The command line options to gcc were -march=pentium-m -Wall -O3 -fno-exceptions -fno-rtti (i.e. exceptions were disabled).
What we see from this data:
the difference is not due to process startup time, as run-times are proportional to the input
The difference between running on Wine and Windows exists only for the gcc-compiled program, not the msvc-compiled one: it can't be casued by other programs hogging the CPU on Windows or timethis.exe being broken.
You'd be surprised what system libraries are involved. Just do ldd on your app, and see which are used (ok, not that much, but certainly glibc).
In order to completely trust your findings about execution speed, you would need to run your app a couple of times sequentially and take the mean execution time. It might be that the OS loader is just slower (although 4s is a long loading time).
Other very possible reasons are:
Different malloc implementation
Exception handling, if used to the extreme might cause slowdown (Windows GCC, MinGW, might not be the optimal exception handling star of the show)
OS-dependent initialization: stuff that needs to be done at program startup on Windows, but not on Linux.
Most of these are easily benchmarkable ;-)
An update to your update: the only thing you can now do is profile. Stop guessing, and let a profiler tell you where time is being spent. Use gprof and the Visual Studio built-in profiler and compare time spent in different functions.
Do benchmarking in code. Also try to compile with visual studio.

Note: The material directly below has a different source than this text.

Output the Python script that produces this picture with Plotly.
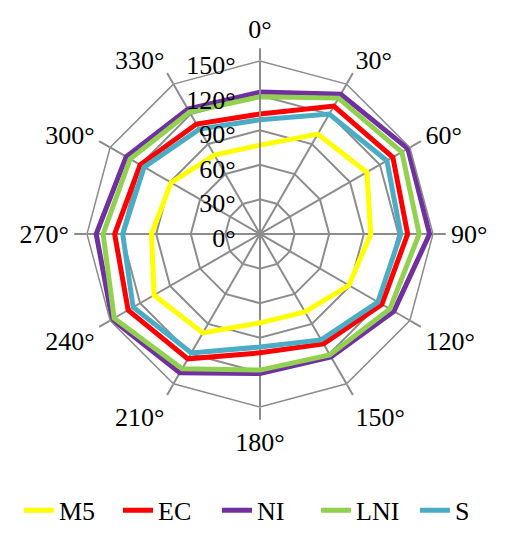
import plotly.graph_objects as go

categories = ["0°", "30°", "60°", "90°", "120°", "150°", "180°", "210°", "240°", "270°", "300°", "330°"]
series_names = ["M5", "EC", "NI", "LNI", "S"]
m5 = [77, 100, 107, 96, 89, 78, 77, 99, 106, 94, 89, 79]
ec = [104, 128, 133, 128, 122, 110, 103, 125, 132, 126, 120, 110]
ni = [123, 140, 148, 147, 134, 123, 121, 139, 148, 142, 134, 125]
lni = [119, 136, 142, 138, 130, 121, 118, 135, 146, 136, 130, 122]
s = [99, 120, 127, 122, 118, 106, 98, 119, 127, 119, 116, 105]
radial_ticks = [0, 30, 60, 90, 120, 150]

colors = ["#FFFF00", "#FF0000", "#7030A0", "#92D050", "#4BACC6"]
values = [m5, ec, ni, lni, s]

FONT = "Liberation Serif"
FS = 26
GRID = "#8c8c8c"
W, H = 514, 534
cx, cy, R = 260, 238, 176

fig = go.Figure()
for name, vals, col in zip(series_names, values, colors):
    fig.add_trace(go.Scatterpolar(
        r=vals + [vals[0]],
        theta=categories + [categories[0]],
        mode="lines",
        name=name,
        line=dict(color=col, width=5),
    ))

fig.update_layout(
    width=W, height=H,
    margin=dict(l=0, r=0, t=0, b=0),
    paper_bgcolor="white",
    plot_bgcolor="white",
    font=dict(family=FONT, size=FS, color="black"),
    polar=dict(
        domain=dict(x=[(cx - R) / W, (cx + R) / W],
                    y=[(H - cy - R) / H, (H - cy + R) / H]),
        bgcolor="white",
        gridshape="linear",
        angularaxis=dict(
            type="category",
            categoryorder="array",
            categoryarray=categories,
            rotation=90,
            direction="clockwise",
            showline=True,
            linecolor=GRID,
            linewidth=1.5,
            gridcolor=GRID,
            gridwidth=1.5,
            ticks="outside",
            ticklen=12,
            tickcolor=GRID,
            tickwidth=1.5,
            tickfont=dict(family=FONT, size=FS, color="black"),
        ),
        radialaxis=dict(
            range=[0, 150],
            tickvals=radial_ticks,
            ticktext=[f"{v}°" for v in radial_ticks],
            angle=90,
            side="counterclockwise",
            showline=True,
            linecolor=GRID,
            linewidth=2,
            gridcolor=GRID,
            gridwidth=1.5,
            ticks="",
            tickfont=dict(family=FONT, size=FS, color="black"),
        ),
    ),
    legend=dict(
        orientation="h",
        x=1.0, xanchor="right",
        y=(H - 519) / H, yanchor="middle",
        font=dict(family=FONT, size=FS, color="black"),
        entrywidth=54,
        tracegroupgap=0,
        bgcolor="rgba(0,0,0,0)",
    ),
    showlegend=True,
)

fig.write_html("out.html")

On windows if you have some application like Yahoo Messenger, that are installing hooks, they can very easy slow down your application loading times.
On windows you have: QueryPerformanceCounter
On Linux: clock_gettime
Apparently the difference is system related.
You might use strace to understand what system calls are done, eg
strace -o /tmp/yourprog.tr yourprog
and then look into /tmp/yourprog.tr
(If an equivalent of strace existed on Windows, try to use it)
Perhaps your program is allocating memory (using mmap system call), and perhaps the memory related system calls are faster on Linux (or even on Wine) than on Windows? Or some other syscalls give faster functionality on Linux that on Windows.
NB. I know nothing about Windows, since I'm using Unix systems since 1986 and Linux since 1993.